Fed Meeting Leaves Rates Steady
The Fed meeting on Wednesday revealed no unexpected news, and its impact on mortgage markets was minor. Inflation data delayed a bit by the government shutdown far exceeded expectations, but it also caused little reaction. As a result, mortgage rates ended the week nearly unchanged.
Fed Signals Balanced Outlook
After reducing the federal funds rate by 25 basis points at each of the last three meetings, the Fed held it steady at a range of 3.50% to 3.75% as expected. There were no significant surprises in the meeting statement, which contained a small improvement in the outlook for economic growth. It also noted a more even balance of risks between their mandates of low unemployment and stable inflation. The statement from the prior meeting described potential labor market weakness as the greater threat. Investors anticipate that the next federal funds rate cut will take place in June. In addition, President Trump on Friday nominated Kevin Warsh to succeed Jerome Powell as Fed Chair when his term ends in May.
Producer Inflation Surges
An inflation indicator released this week, which measures wholesale costs for producers, came in far above the expected levels. The December core Producer Price Index (PPI) jumped 0.7% from November, well above the consensus forecast of just 0.3% and the largest monthly increase since July. Core PPI was 3.3% higher than a year ago, up sharply from an annual rate of 3.0% last month and also the highest level since July. Core PPI remains well above the 2.0% target level of the Fed. However, the reaction was minor since investors tend to place a lot more weight each month on the Consumer Price Index report, which better reflects overall inflation levels in the economy.

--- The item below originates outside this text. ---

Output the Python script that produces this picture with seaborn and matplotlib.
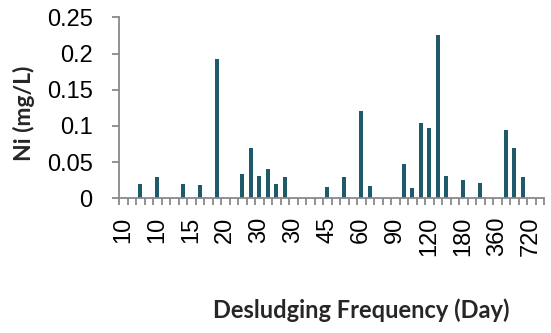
import numpy as np
import pandas as pd
import matplotlib
matplotlib.use("Agg")
import matplotlib.pyplot as plt
import seaborn as sns

# ---- data ----
n_slots = 50
bar_slots = [2, 4, 7, 9, 11, 14, 15, 16, 17, 18, 19, 24, 26, 28, 29, 33, 34, 35, 36, 37, 38, 40, 42, 45, 46, 47]
bar_values = [0.020, 0.030, 0.020, 0.018, 0.192, 0.034, 0.070, 0.031, 0.040, 0.020, 0.030, 0.016,
              0.030, 0.120, 0.017, 0.047, 0.014, 0.104, 0.097, 0.226, 0.031, 0.025, 0.021, 0.094, 0.070, 0.030]
tick_labels = ["10", "10", "15", "20", "30", "30", "45", "60", "90", "120", "180", "360", "720"]
label_every = 4

ni = np.zeros(n_slots)
ni[bar_slots] = bar_values
df = pd.DataFrame({"sample": np.arange(n_slots), "ni": ni})

sns.set_style("white")
plt.rcParams["font.family"] = ["Liberation Sans", "DejaVu Sans"]

fig = plt.figure(figsize=(5.51, 3.33), dpi=100)
ax = fig.add_axes([119/551, 1-198.3/333, (544-119)/551, (198.3-17.3)/333])

sns.barplot(data=df, x="sample", y="ni", color="#1F5A6A", width=0.45, ax=ax,
            saturation=1, errorbar=None, linewidth=0)

axis_color = "#898989"
for s in ["top", "right"]:
    ax.spines[s].set_visible(False)
for s in ["left", "bottom"]:
    ax.spines[s].set_color(axis_color)
    ax.spines[s].set_linewidth(1.3)

ax.set_xlim(-0.5, n_slots - 0.5)
ax.set_ylim(0, 0.25)
ax.set_yticks([0, 0.05, 0.1, 0.15, 0.2, 0.25])
ax.set_yticklabels(["0", "0.05", "0.1", "0.15", "0.2", "0.25"])

ax.set_xticks(np.arange(0, n_slots, label_every)[:len(tick_labels)])
ax.set_xticklabels(tick_labels, rotation=90)
ax.set_xticks(np.arange(-0.5, n_slots, 1.0), minor=True)

ax.tick_params(axis="x", which="major", length=0, pad=13, labelsize=17, colors="black")
ax.tick_params(axis="x", which="minor", length=5, width=1.3, color=axis_color, direction="out", bottom=True)
ax.tick_params(axis="y", which="major", length=5, width=1.3, color=axis_color, direction="out",
               pad=14, labelsize=17, labelcolor="black", left=True)

ax.set_xlabel("")
ax.set_ylabel("")

fig.text(24/551, 1-113/333, "Ni (mg/L)", rotation=90, ha="center", va="center",
         fontsize=16.5, fontweight="bold", family=["Lato", "DejaVu Sans"])
fig.text(361/551, 1-310/333, "Desludging Frequency (Day)", ha="center", va="center",
         fontsize=17, fontweight="bold", family=["Lato", "DejaVu Sans"])

fig.savefig("out.png", dpi=100)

Consumer Confidence Hits Decade Low
The latest confidence survey published by the Conference Board revealed that consumers remain worried about the economic outlook, the labor market, and geopolitical tensions. In January, the index unexpectedly dropped to just 84.5, far below the consensus forecast of 90.0, and the lowest level since 2014.
Labor Market Outlook Worsens
Of note, the decline was widely spread across ages and income groups. In particular, the outlook for future labor market conditions weakened. The number of people who feel that jobs are difficult to find rose to the highest level since February 2021 during the pandemic.